When Does Closing a Credit Card Make Sense?
Long story short, it rarely does.
I got the following question via the Mint.com Facebook page.
Question: “John, I have a question about credit cards. I have three cards: two Visas (NYSE:V) and one American Express (NYSE:AXP). I’ve been thinking lately that there really is no need for two Visa cards and that maybe it hurts me to have that much credit open (available).
"Should I consider closing one? If so, does that delete the excellent credit history on that card?”
Answer: Excellent question. There’s far too much bad advice floating around on the Internet when it comes to credit cards, credit reports, and credit scores. This post won’t add to that.
Long story short…I wouldn’t close any of them.
The 10-Year Rule
First off, good information (non-derogatory) can remain on a credit report indefinitely. There is no law that requires the credit reporting agencies to remove the good stuff, ever.
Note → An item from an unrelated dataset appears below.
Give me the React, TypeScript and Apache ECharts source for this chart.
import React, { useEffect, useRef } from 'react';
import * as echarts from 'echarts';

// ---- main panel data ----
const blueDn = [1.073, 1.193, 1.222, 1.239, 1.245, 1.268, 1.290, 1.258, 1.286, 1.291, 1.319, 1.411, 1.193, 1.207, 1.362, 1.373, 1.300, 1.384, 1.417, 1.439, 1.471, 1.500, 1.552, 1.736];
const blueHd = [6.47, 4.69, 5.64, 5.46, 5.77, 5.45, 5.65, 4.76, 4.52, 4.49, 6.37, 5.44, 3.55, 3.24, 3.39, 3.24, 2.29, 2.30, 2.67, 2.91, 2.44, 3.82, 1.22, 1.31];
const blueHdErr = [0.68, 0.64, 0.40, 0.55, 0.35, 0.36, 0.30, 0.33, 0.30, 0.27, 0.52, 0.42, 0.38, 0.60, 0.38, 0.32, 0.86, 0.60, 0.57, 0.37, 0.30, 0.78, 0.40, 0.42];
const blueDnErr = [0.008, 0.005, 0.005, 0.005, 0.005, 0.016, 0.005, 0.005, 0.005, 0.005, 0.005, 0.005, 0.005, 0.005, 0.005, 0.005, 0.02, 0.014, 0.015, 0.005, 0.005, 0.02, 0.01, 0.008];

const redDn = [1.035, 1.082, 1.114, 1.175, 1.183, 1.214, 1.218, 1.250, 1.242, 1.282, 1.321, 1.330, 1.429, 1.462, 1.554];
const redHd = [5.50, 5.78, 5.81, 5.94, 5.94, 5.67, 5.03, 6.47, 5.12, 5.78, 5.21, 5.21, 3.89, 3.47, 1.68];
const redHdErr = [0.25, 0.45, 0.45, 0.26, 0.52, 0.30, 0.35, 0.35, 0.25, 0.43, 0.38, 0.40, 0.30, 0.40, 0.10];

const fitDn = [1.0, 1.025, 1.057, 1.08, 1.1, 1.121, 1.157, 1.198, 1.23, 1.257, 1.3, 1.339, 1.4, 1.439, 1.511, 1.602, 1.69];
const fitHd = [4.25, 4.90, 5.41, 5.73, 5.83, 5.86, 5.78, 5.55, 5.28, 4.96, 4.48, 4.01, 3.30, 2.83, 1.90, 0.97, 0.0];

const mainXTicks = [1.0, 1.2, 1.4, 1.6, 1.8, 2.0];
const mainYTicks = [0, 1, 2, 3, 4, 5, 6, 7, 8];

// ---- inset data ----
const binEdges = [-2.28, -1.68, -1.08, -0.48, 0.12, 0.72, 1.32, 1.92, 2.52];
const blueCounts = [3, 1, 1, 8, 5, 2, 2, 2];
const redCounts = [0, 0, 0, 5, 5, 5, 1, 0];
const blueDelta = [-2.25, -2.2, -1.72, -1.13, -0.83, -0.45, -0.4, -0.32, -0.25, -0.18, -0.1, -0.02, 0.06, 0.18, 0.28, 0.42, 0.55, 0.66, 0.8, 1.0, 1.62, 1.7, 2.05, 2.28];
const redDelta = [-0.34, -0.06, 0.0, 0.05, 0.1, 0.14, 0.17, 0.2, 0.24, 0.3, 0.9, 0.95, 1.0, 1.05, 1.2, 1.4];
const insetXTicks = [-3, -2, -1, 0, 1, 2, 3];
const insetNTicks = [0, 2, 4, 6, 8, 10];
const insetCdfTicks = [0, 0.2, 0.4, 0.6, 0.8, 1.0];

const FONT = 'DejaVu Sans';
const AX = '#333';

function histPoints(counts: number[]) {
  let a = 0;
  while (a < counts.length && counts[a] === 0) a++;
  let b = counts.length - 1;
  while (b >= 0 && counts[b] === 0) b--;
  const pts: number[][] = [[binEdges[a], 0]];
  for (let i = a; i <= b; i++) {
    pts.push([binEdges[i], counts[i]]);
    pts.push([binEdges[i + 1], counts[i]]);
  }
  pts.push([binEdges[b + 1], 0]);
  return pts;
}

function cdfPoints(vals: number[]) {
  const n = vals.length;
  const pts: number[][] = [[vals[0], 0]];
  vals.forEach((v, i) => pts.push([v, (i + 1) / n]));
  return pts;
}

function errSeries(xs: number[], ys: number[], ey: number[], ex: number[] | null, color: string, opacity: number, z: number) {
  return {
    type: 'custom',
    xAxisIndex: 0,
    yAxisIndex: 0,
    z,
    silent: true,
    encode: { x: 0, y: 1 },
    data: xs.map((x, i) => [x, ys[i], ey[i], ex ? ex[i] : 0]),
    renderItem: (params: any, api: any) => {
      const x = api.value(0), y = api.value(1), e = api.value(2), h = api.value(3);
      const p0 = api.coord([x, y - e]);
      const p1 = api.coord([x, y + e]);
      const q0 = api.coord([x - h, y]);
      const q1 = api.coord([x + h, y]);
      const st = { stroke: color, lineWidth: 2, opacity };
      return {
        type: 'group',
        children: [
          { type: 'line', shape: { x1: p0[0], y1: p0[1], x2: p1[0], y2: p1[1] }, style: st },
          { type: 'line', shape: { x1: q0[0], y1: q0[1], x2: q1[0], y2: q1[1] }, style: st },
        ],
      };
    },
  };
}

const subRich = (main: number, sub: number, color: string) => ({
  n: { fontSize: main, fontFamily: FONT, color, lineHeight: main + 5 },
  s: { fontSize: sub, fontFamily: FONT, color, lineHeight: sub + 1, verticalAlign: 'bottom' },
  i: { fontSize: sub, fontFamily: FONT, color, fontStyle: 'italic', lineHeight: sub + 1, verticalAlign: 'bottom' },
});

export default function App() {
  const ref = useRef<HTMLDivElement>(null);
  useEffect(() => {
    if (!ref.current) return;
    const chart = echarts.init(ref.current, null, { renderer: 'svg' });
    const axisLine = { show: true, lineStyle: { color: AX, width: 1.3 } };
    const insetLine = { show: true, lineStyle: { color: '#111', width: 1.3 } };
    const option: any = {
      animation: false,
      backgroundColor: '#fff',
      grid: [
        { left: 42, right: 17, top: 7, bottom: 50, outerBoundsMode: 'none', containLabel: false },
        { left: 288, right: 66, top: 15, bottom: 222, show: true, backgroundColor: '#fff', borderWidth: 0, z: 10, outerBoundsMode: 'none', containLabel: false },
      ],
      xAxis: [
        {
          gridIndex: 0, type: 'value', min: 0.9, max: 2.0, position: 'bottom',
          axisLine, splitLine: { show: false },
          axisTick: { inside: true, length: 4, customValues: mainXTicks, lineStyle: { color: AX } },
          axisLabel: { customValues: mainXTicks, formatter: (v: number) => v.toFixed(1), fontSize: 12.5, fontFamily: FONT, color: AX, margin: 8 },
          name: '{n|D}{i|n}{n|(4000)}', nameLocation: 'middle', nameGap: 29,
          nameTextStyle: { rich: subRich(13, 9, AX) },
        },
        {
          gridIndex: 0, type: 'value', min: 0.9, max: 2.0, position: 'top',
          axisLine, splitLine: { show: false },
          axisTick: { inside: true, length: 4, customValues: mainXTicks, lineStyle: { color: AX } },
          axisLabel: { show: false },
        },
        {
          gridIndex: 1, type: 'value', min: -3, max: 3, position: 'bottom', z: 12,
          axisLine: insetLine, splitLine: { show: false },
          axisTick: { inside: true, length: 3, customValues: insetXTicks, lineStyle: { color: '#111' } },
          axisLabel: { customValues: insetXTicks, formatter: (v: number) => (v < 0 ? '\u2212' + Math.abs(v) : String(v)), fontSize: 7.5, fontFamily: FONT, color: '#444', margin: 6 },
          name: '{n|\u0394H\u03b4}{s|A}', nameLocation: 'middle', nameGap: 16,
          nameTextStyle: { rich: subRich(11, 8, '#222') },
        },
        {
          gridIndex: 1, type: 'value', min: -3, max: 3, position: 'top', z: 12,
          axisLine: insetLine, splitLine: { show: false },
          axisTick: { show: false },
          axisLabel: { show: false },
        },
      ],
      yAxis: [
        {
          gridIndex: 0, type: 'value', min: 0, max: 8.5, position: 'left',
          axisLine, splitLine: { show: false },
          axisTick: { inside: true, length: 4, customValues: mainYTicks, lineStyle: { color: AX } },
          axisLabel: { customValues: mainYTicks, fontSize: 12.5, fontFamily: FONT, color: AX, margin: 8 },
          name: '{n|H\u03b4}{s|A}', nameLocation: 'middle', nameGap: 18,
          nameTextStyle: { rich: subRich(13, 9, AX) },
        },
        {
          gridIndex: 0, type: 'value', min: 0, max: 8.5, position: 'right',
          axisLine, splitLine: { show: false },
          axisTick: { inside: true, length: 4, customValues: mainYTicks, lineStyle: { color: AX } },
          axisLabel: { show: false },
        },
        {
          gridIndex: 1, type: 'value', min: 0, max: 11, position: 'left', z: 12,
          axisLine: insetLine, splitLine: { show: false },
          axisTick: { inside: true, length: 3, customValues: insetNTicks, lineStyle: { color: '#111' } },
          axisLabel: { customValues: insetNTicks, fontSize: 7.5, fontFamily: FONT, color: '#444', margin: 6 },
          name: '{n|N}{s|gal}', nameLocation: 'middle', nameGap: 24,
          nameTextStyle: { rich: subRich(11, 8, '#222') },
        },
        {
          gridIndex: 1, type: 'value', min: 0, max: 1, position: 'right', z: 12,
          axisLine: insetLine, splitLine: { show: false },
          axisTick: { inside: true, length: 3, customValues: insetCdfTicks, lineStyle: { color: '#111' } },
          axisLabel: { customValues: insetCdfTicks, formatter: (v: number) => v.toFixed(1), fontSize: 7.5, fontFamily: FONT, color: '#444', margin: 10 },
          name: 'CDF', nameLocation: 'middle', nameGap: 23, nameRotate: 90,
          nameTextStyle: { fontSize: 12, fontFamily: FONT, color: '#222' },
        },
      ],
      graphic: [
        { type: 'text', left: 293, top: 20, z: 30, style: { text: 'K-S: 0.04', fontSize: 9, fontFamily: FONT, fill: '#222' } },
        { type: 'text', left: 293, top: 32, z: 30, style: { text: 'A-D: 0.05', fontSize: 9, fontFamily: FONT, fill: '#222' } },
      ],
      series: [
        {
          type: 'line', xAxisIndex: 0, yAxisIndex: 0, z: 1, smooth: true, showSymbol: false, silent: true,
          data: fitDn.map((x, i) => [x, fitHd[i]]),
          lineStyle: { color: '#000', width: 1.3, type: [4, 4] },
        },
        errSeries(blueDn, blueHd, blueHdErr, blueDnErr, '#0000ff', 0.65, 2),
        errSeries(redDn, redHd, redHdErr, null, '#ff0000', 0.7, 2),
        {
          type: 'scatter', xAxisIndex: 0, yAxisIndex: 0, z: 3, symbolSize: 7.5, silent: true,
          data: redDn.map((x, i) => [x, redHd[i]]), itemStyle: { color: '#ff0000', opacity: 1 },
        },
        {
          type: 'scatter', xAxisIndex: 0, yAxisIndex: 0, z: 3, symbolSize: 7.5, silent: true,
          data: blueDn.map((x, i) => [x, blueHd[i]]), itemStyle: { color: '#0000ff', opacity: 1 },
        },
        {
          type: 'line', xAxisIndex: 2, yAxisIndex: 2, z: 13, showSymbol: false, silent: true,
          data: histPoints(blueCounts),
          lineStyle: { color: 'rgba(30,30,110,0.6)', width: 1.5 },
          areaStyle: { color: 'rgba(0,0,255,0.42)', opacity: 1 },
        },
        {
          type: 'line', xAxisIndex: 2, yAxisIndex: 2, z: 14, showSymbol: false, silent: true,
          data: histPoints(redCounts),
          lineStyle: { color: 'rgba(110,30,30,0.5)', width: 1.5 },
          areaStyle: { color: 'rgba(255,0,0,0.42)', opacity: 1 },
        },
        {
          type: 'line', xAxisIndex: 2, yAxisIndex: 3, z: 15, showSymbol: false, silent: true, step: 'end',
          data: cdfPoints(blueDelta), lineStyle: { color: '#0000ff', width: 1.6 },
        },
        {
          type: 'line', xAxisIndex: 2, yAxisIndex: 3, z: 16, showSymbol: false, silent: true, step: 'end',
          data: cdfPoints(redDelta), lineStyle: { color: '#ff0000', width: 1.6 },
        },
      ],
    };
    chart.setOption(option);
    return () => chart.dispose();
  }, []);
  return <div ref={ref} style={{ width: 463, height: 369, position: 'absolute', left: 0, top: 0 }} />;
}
Having said that, they will eventually remove closed and inactive accounts after 10 years as a matter of policy, rather than as a matter of law.
When an account is removed from your credit report, you lose the value of the age of that account in your credit score. But the fact that the closed card will persist for 10 more years after the closing should put your worries to rest.
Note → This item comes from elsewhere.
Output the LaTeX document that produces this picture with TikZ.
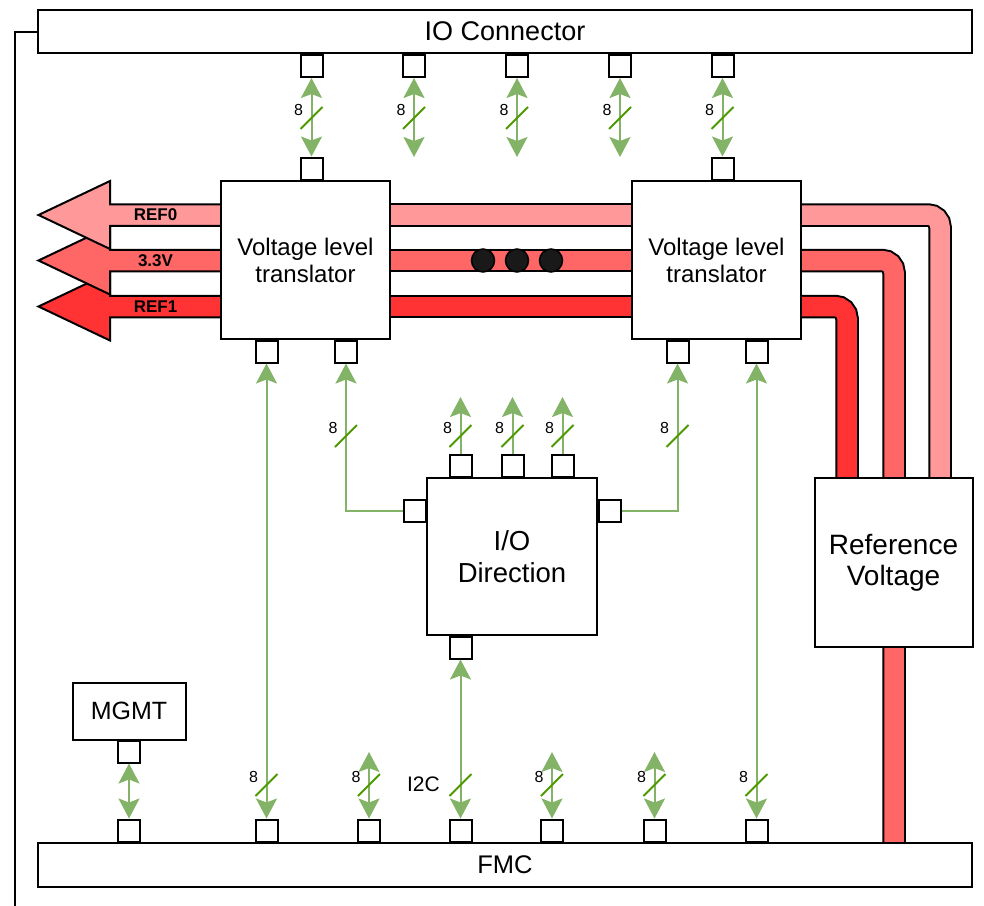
\documentclass[tikz,border=0pt]{standalone}
\usepackage{fontspec}
\setmainfont{Liberation Sans}
\usetikzlibrary{arrows.meta}

\definecolor{refzero}{HTML}{FF9999}
\definecolor{vthree}{HTML}{FF6666}
\definecolor{refone}{HTML}{FF3333}
\definecolor{sig}{HTML}{82B366}
\definecolor{tickgreen}{HTML}{4D9900}

\begin{document}
\begin{tikzpicture}[x=1pt,y=-1pt,
  >={Stealth[length=20pt,width=21pt,inset=4pt]},
  blk/.style={draw=black,line width=2pt,fill=white,inner sep=0pt,align=center},
  port/.style={draw=black,line width=2pt,fill=white,minimum size=22pt,inner sep=0pt},
  tube/.style={preaction={draw=black,line width=23.5pt},draw=#1,line width=19.5pt,rounded corners=12pt},
  headarrow/.style={draw=black,line width=2pt,fill=#1},
  link/.style={draw=sig,line width=2pt},
  buslbl/.style={font=\bfseries\fontsize{17}{17}\selectfont},
  pics/slash/.style={code={\draw[tickgreen,line width=2pt] (-11,11) -- (11,-11);}},
  pics/slashlbl/.style={code={
    \draw[tickgreen,line width=2pt] (-11,11) -- (11,-11);
    \node[font=\fontsize{16}{16}\selectfont,inner sep=0pt] at (-13,-8) {#1};}},
]
\useasboundingbox (0,0) rectangle (984,905);

% ---------- supply and reference buses (behind the blocks) ----------
\draw[tube=refone] (795,306.5) -- (847,306.5) -- (847,481);
\draw[tube=vthree] (795,260.5) -- (894,260.5) -- (894,846);
\draw[tube=refzero] (795,215) -- (940,215) -- (940,481);

\draw[tube=refone] (385,306.5) -- (637,306.5);
\draw[tube=vthree] (385,260.5) -- (637,260.5);
\draw[tube=refzero] (385,215) -- (637,215);

\draw[headarrow=refone]  (38.5,306.5) -- (110,272.5) -- (110,295.75) -- (228,295.75)
  -- (228,317.25) -- (110,317.25) -- (110,340.5) -- cycle;
\draw[headarrow=vthree]  (38.5,260.5) -- (110,226.5) -- (110,249.75) -- (228,249.75)
  -- (228,271.25) -- (110,271.25) -- (110,294.5) -- cycle;
\draw[headarrow=refzero] (38.5,215) -- (110,181) -- (110,204.25) -- (228,204.25)
  -- (228,225.75) -- (110,225.75) -- (110,249) -- cycle;

\node[buslbl] (lref0) at (155.5,215) {REF0};
\node[buslbl] (lv33)  at (155.5,260.5) {3.3V};
\node[buslbl] (lref1) at (155.5,306.5) {REF1};

% ---------- blocks ----------
\node[blk,minimum width=934pt,minimum height=43pt,font=\fontsize{27}{27}\selectfont] (ioc) at (505,31.5) {IO Connector};
\node[blk,minimum width=934pt,minimum height=44pt,font=\fontsize{25.5}{25.5}\selectfont] (fmc) at (505,865) {FMC};
\node[blk,minimum width=169pt,minimum height=158pt,font=\fontsize{24}{27}\selectfont] (vlt1) at (305.5,260) {Voltage level\\translator};
\node[blk,minimum width=169pt,minimum height=158pt,font=\fontsize{24}{27}\selectfont] (vlt2) at (716.5,260) {Voltage level\\translator};
\node[blk,minimum width=170pt,minimum height=157pt,font=\fontsize{27.5}{32}\selectfont] (iod) at (512,556.5) {I/O\\Direction};
\node[blk,minimum width=158pt,minimum height=169pt,font=\fontsize{28}{31}\selectfont] (refv) at (893.5,562.5) {Reference\\Voltage};
\node[blk,minimum width=113pt,minimum height=57pt,font=\fontsize{25}{25}\selectfont] (mgmt) at (129,711) {MGMT};

% dots on the 3.3V bus
\foreach \x/\n in {483/a,517/b,551/c}
  \node[circle,draw=black,line width=1.5pt,fill=black!90,minimum size=23pt,inner sep=0pt] (dot\n) at (\x,260.5) {};

% ---------- ports ----------
\foreach \x [count=\i] in {311.5,414,517,620,722.5}
  \node[port] (io\i) at (\x,66) {};
\node[port] (v1t)  at (311.5,168.5) {};
\node[port] (v2t)  at (722.5,168.5) {};
\node[port] (v1b1) at (266.5,351.5) {};
\node[port] (v1b2) at (346,351.5) {};
\node[port] (v2b1) at (677.5,351.5) {};
\node[port] (v2b2) at (756.5,351.5) {};
\node[port] (d1) at (460.5,465.5) {};
\node[port] (d2) at (512.5,465.5) {};
\node[port] (d3) at (562.5,465.5) {};
\node[port] (db) at (460.5,647.5) {};
\node[port] (dl) at (414.5,511) {};
\node[port] (dr) at (609.5,511) {};
\node[port] (mp) at (129,751.5) {};
\foreach \x [count=\i] in {129,266.5,369,460.5,552,654.5,756.5}
  \node[port] (f\i) at (\x,830.5) {};

% ---------- free arrow ends ----------
\foreach \i in {2,3,4}
  \coordinate (t\i) at (io\i.south |- 0,157);
\foreach \i in {1,2,3}
  \coordinate (u\i) at (d\i.north |- 0,397);
\foreach \i in {3,5,6}
  \coordinate (w\i) at (f\i.north |- 0,752);
\coordinate (frameend) at (15,912);

% outer frame edge
\draw[line width=2pt] (ioc.west |- 0,32) -| (frameend);

% ---------- signal connectors ----------
\draw[link,<->] (io1.south) -- (v1t.north);
\draw[link,<->] (io5.south) -- (v2t.north);
\foreach \i in {2,3,4}
  \draw[link,<->] (io\i.south) -- (t\i);
\foreach \i in {1,...,5}
  \pic at (io\i.south |- 0,118) {slashlbl=8};

\foreach \i in {1,2,3}{
  \draw[link,->] (d\i.north) -- (u\i);
  \pic at (d\i.north |- 0,436) {slashlbl=8};
}
\draw[link,->] (dl.west) -| (v1b2.south);
\pic at (v1b2.south |- 0,436) {slashlbl=8};
\draw[link,->] (dr.east) -| (v2b1.south);
\pic at (v2b1.south |- 0,436) {slashlbl=8};

\draw[link,<->] (f2.north) -- (v1b1.south);
\draw[link,<->] (f7.north) -- (v2b2.south);
\draw[link,<->] (f4.north) -- (db.south);
\draw[link,<->] (f1.north) -- (mp.south);
\foreach \i in {3,5,6}
  \draw[link,<->] (f\i.north) -- (w\i);
\foreach \i in {2,3,5,6,7}
  \pic at (f\i.north |- 0,785) {slashlbl=8};
\pic at (f4.north |- 0,785) {slash};
\node[font=\fontsize{21}{21}\selectfont,inner sep=0pt,anchor=east] (i2c) at (440,784) {I2C};

\end{tikzpicture}
\end{document}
By the time that card is removed from your report, everything else on your credit report will be 10 years older.
The primary reason you should consider leaving them open is the impact closing one would have on your utilization percentage. This is the relationship between your credit card balances and your credit card limits expressed as a percentage.
If your balances are too close to your credit limits, that’s no good for your scores. I’ve written about how to calculate that percentage for Mint in the past, here.
While your cards are open, you are benefiting from the unused credit limit on your unused or underused Visa accounts.
For example, if you carry a balance of $1,000 on your Visa that has a $2,000 limit and a $0 balance on your other Visa that has a $2,000 limit, then you’re 25% utilized ($1,000 balance divided by $4,000 limit).
If you were to close the second Visa, then you’d have to remove the $2,000 limit from the equation. So, now it would look like this: $1,000 balance divided by $2,000 = 50% utilization, which is much worse than 25%.
I wouldn’t go into paralysis over this. If you want to close a card, then close a card. Just be aware that by doing so, you may lower your credit scores.
Of course, if you maintain low balances on your credit cards or, better yet, no balances, then the closure would likely be benign.
Also, some people suggest closing cards that you’re not using as a fraud prevention measurement. I disagree with that advice.
If you’re not using a card and you don’t plan on using it, then just run it through the shredder and it’s practically impossible for the account to be abused.
And, if monkeys begin to fly and your card is compromised, then the Fair Credit Billing Act limits your liability to no more than $50, and most credit card issuers won’t even ask you for that amount.